— START OF Data extract —

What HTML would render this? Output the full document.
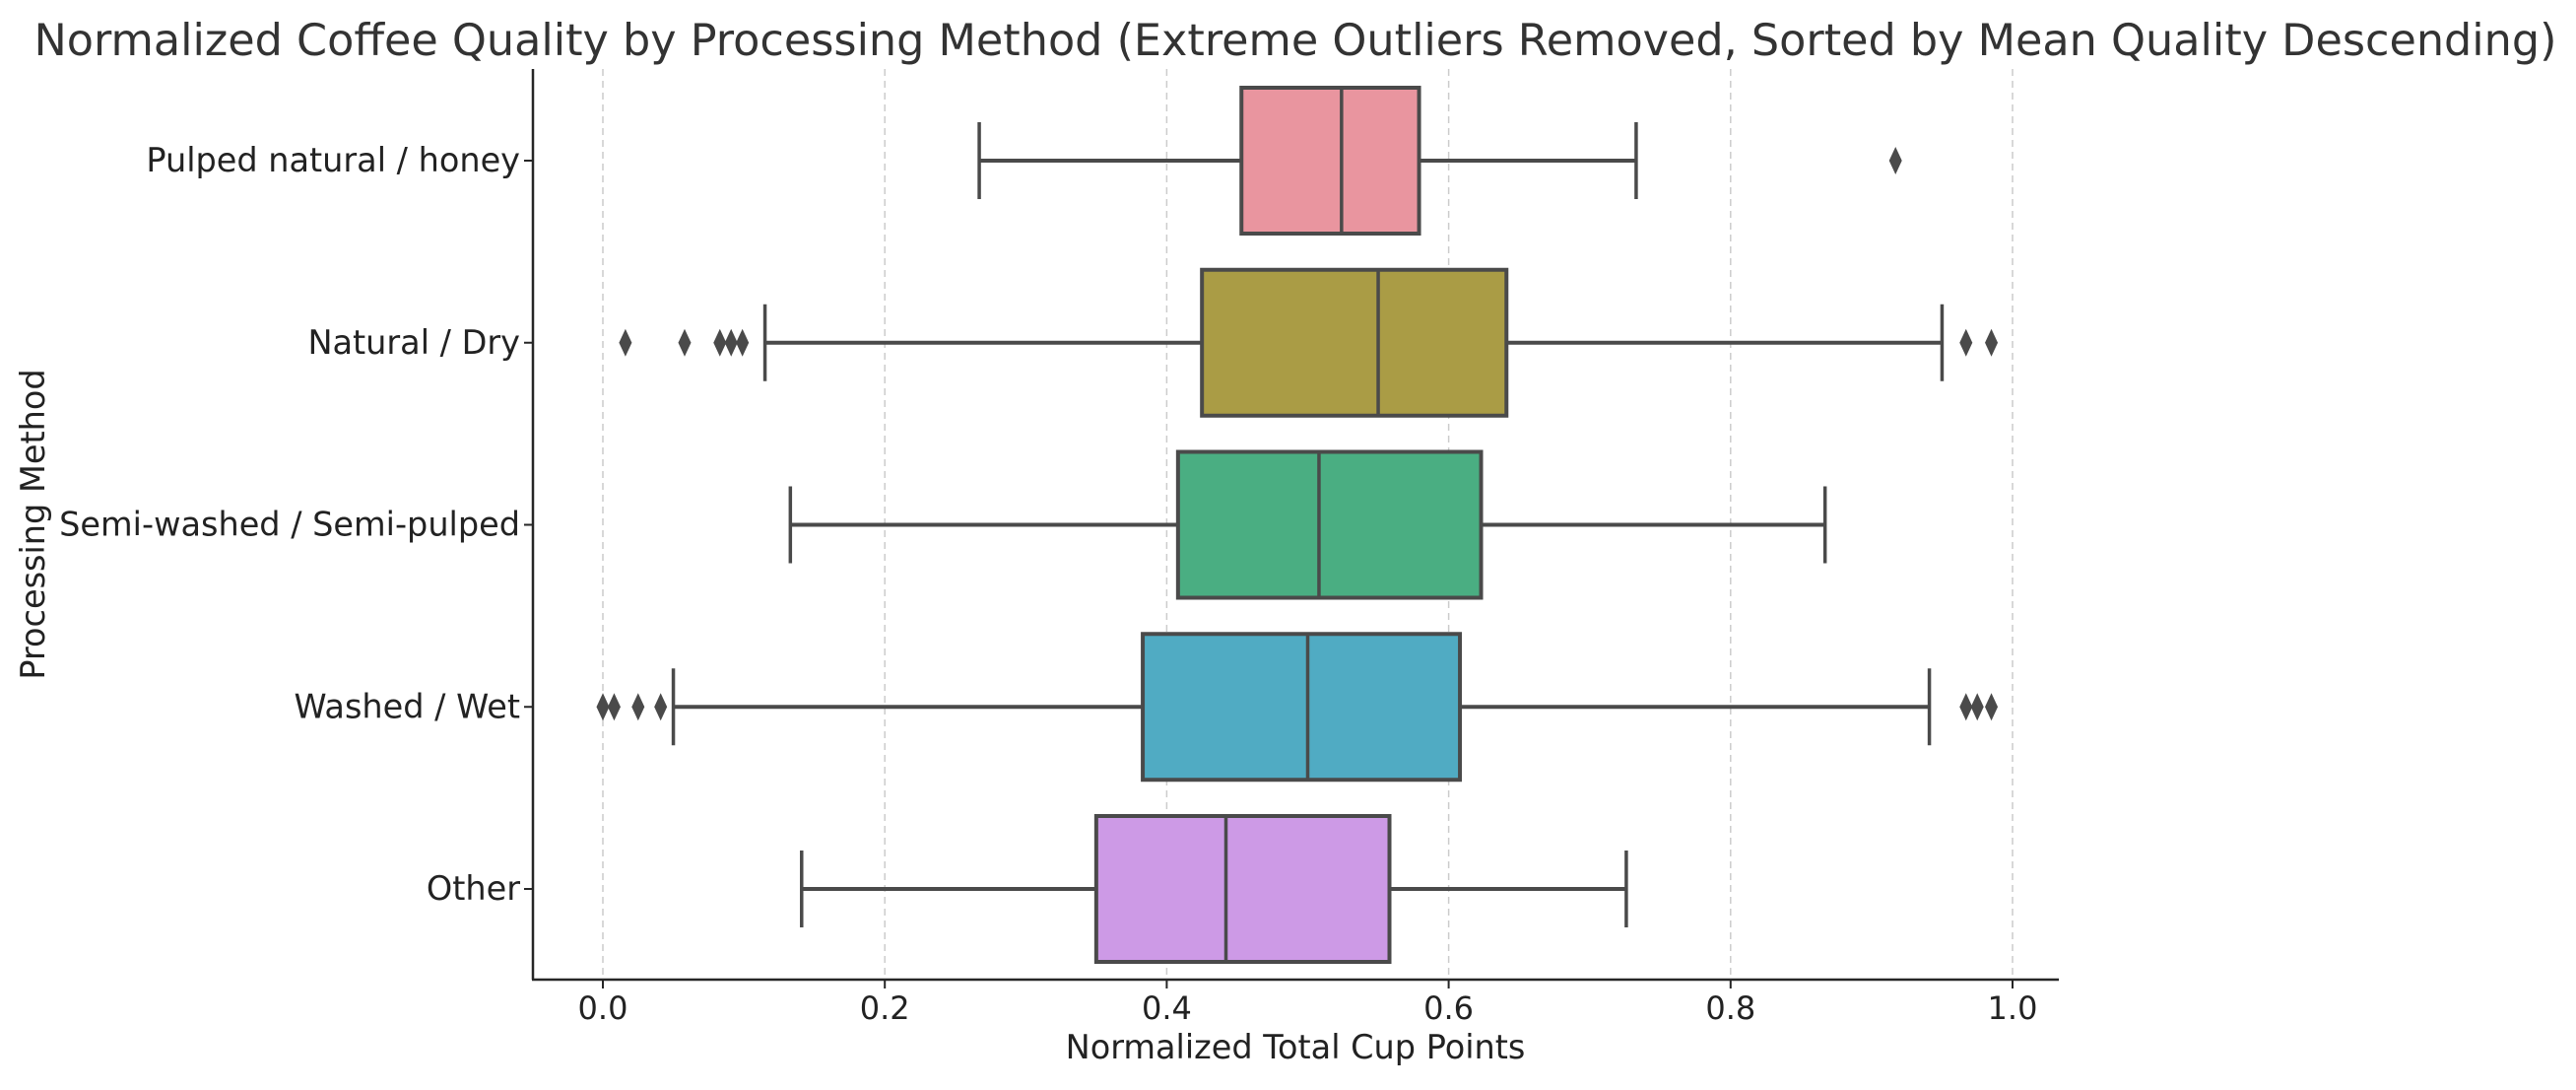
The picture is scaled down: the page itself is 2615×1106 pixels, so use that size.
<!DOCTYPE html>
<html><head><meta charset="utf-8"><style>
body{margin:0;background:#fff}
svg text{font-family:"DejaVu Sans","Liberation Sans",sans-serif}
</style></head><body>
<svg id="chart" width="2615" height="1101" viewBox="0 0 2615 1101" xmlns="http://www.w3.org/2000/svg">
<text x="1315" y="56" font-size="44.5" fill="#333" text-anchor="middle">Normalized Coffee Quality by Processing Method (Extreme Outliers Removed, Sorted by Mean Quality Descending)</text>
<g id="grid"></g>
<g id="boxes"></g>
<line x1="541" y1="70" x2="541" y2="994" stroke="#262626" stroke-width="2.5"/>
<line x1="540" y1="994" x2="2090" y2="994" stroke="#262626" stroke-width="2.5"/>
<g id="ticks"></g>
<text x="1315" y="1074" font-size="33.5" fill="#222" text-anchor="middle">Normalized Total Cup Points</text>
<text transform="translate(45,532) rotate(-90)" font-size="33.5" fill="#222" text-anchor="middle">Processing Method</text>
</svg>
<script>
const categories=["Pulped natural / honey","Natural / Dry","Semi-washed / Semi-pulped","Washed / Wet","Other"];
const whiskerLow=[0.267,0.115,0.133,0.05,0.141];
const q1=[0.453,0.425,0.408,0.383,0.35];
const median=[0.524,0.55,0.508,0.5,0.442];
const q3=[0.579,0.641,0.623,0.608,0.558];
const whiskerHigh=[0.733,0.95,0.867,0.941,0.726];
const outliers=[[0.917],[0.016,0.058,0.083,0.091,0.099,0.967,0.985],[],[0.0,0.008,0.025,0.041,0.967,0.975,0.985],[]];
const colors=["#e9959f","#aa9c45","#4aae82","#50abc3","#cd9ae6"];
const xTicks=[0,0.2,0.4,0.6,0.8,1.0];
const xTickLabels=["0.0","0.2","0.4","0.6","0.8","1.0"];

const NS="http://www.w3.org/2000/svg";
function x(v){return 612+1431*v;}
function y(i){return 163+184.75*i;}
function mk(tag,attrs,parent){const e=document.createElementNS(NS,tag);for(const k in attrs)e.setAttribute(k,attrs[k]);parent.appendChild(e);return e;}
const grid=document.getElementById('grid'),boxes=document.getElementById('boxes'),ticks=document.getElementById('ticks');
xTicks.forEach((t,i)=>{
  const g=mk('line',{x1:x(t),x2:x(t),y1:70,y2:994,stroke:'#ccc','stroke-width':1.5,'stroke-dasharray':'7,5'},grid);
  
  
  const tk=mk('line',{x1:x(t),x2:x(t),y1:994,y2:1003,stroke:'#262626','stroke-width':2},ticks);
  
  
  const tl=mk('text',{x:x(t),y:1034,'font-size':32,fill:'#222','text-anchor':'middle'},ticks);
  tl.textContent=xTickLabels[i];
  
  
});
categories.forEach((c,i)=>{
  const cy=y(i),h=74,cap=39,ec='#4a4a4a';
  const tk=mk('line',{x1:532,x2:541,y1:cy,y2:cy,stroke:'#262626','stroke-width':2},ticks);
  
  
  const tl=mk('text',{x:528,y:cy+11,'font-size':33.5,fill:'#222','text-anchor':'end'},ticks);
  tl.textContent=c;
  
  
  const g=mk('g',{},boxes);
  
  
  mk('line',{x1:x(whiskerLow[i]),x2:x(q1[i]),y1:cy,y2:cy,stroke:ec,'stroke-width':4},g);
  mk('line',{x1:x(q3[i]),x2:x(whiskerHigh[i]),y1:cy,y2:cy,stroke:ec,'stroke-width':4},g);
  mk('line',{x1:x(whiskerLow[i]),x2:x(whiskerLow[i]),y1:cy-cap,y2:cy+cap,stroke:ec,'stroke-width':3.5},g);
  mk('line',{x1:x(whiskerHigh[i]),x2:x(whiskerHigh[i]),y1:cy-cap,y2:cy+cap,stroke:ec,'stroke-width':3.5},g);
  mk('rect',{x:x(q1[i]),y:cy-h,width:x(q3[i])-x(q1[i]),height:2*h,fill:colors[i],stroke:ec,'stroke-width':4},g);
  mk('line',{x1:x(median[i]),x2:x(median[i]),y1:cy-h,y2:cy+h,stroke:ec,'stroke-width':3.5},g);
  outliers[i].forEach(o=>{
    const px=x(o);
    const d=mk('polygon',{points:`${px},${cy-14} ${px+6.5},${cy} ${px},${cy+14} ${px-6.5},${cy}`,fill:ec},g);
    
    
  });
});
</script>
</body></html>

— END OF Data extract —

## Task details
Copy the material shown above in full and exactly. Skip the pictures.

## Response to this task
What HTML would render this? Output the full document.
The picture is scaled down: the page itself is 2615×1106 pixels, so use that size.
<!DOCTYPE html>
<html><head><meta charset="utf-8"><style>
body{margin:0;background:#fff}
svg text{font-family:"DejaVu Sans","Liberation Sans",sans-serif}
</style></head><body>
<svg id="chart" width="2615" height="1101" viewBox="0 0 2615 1101" xmlns="http://www.w3.org/2000/svg">
<text x="1315" y="56" font-size="44.5" fill="#333" text-anchor="middle">Normalized Coffee Quality by Processing Method (Extreme Outliers Removed, Sorted by Mean Quality Descending)</text>
<g id="grid"></g>
<g id="boxes"></g>
<line x1="541" y1="70" x2="541" y2="994" stroke="#262626" stroke-width="2.5"/>
<line x1="540" y1="994" x2="2090" y2="994" stroke="#262626" stroke-width="2.5"/>
<g id="ticks"></g>
<text x="1315" y="1074" font-size="33.5" fill="#222" text-anchor="middle">Normalized Total Cup Points</text>
<text transform="translate(45,532) rotate(-90)" font-size="33.5" fill="#222" text-anchor="middle">Processing Method</text>
</svg>
<script>
const categories=["Pulped natural / honey","Natural / Dry","Semi-washed / Semi-pulped","Washed / Wet","Other"];
const whiskerLow=[0.267,0.115,0.133,0.05,0.141];
const q1=[0.453,0.425,0.408,0.383,0.35];
const median=[0.524,0.55,0.508,0.5,0.442];
const q3=[0.579,0.641,0.623,0.608,0.558];
const whiskerHigh=[0.733,0.95,0.867,0.941,0.726];
const outliers=[[0.917],[0.016,0.058,0.083,0.091,0.099,0.967,0.985],[],[0.0,0.008,0.025,0.041,0.967,0.975,0.985],[]];
const colors=["#e9959f","#aa9c45","#4aae82","#50abc3","#cd9ae6"];
const xTicks=[0,0.2,0.4,0.6,0.8,1.0];
const xTickLabels=["0.0","0.2","0.4","0.6","0.8","1.0"];

const NS="http://www.w3.org/2000/svg";
function x(v){return 612+1431*v;}
function y(i){return 163+184.75*i;}
function mk(tag,attrs,parent){const e=document.createElementNS(NS,tag);for(const k in attrs)e.setAttribute(k,attrs[k]);parent.appendChild(e);return e;}
const grid=document.getElementById('grid'),boxes=document.getElementById('boxes'),ticks=document.getElementById('ticks');
xTicks.forEach((t,i)=>{
  const g=mk('line',{x1:x(t),x2:x(t),y1:70,y2:994,stroke:'#ccc','stroke-width':1.5,'stroke-dasharray':'7,5'},grid);
  
  
  const tk=mk('line',{x1:x(t),x2:x(t),y1:994,y2:1003,stroke:'#262626','stroke-width':2},ticks);
  
  
  const tl=mk('text',{x:x(t),y:1034,'font-size':32,fill:'#222','text-anchor':'middle'},ticks);
  tl.textContent=xTickLabels[i];
  
  
});
categories.forEach((c,i)=>{
  const cy=y(i),h=74,cap=39,ec='#4a4a4a';
  const tk=mk('line',{x1:532,x2:541,y1:cy,y2:cy,stroke:'#262626','stroke-width':2},ticks);
  
  
  const tl=mk('text',{x:528,y:cy+11,'font-size':33.5,fill:'#222','text-anchor':'end'},ticks);
  tl.textContent=c;
  
  
  const g=mk('g',{},boxes);
  
  
  mk('line',{x1:x(whiskerLow[i]),x2:x(q1[i]),y1:cy,y2:cy,stroke:ec,'stroke-width':4},g);
  mk('line',{x1:x(q3[i]),x2:x(whiskerHigh[i]),y1:cy,y2:cy,stroke:ec,'stroke-width':4},g);
  mk('line',{x1:x(whiskerLow[i]),x2:x(whiskerLow[i]),y1:cy-cap,y2:cy+cap,stroke:ec,'stroke-width':3.5},g);
  mk('line',{x1:x(whiskerHigh[i]),x2:x(whiskerHigh[i]),y1:cy-cap,y2:cy+cap,stroke:ec,'stroke-width':3.5},g);
  mk('rect',{x:x(q1[i]),y:cy-h,width:x(q3[i])-x(q1[i]),height:2*h,fill:colors[i],stroke:ec,'stroke-width':4},g);
  mk('line',{x1:x(median[i]),x2:x(median[i]),y1:cy-h,y2:cy+h,stroke:ec,'stroke-width':3.5},g);
  outliers[i].forEach(o=>{
    const px=x(o);
    const d=mk('polygon',{points:`${px},${cy-14} ${px+6.5},${cy} ${px},${cy+14} ${px-6.5},${cy}`,fill:ec},g);
    
    
  });
});
</script>
</body></html>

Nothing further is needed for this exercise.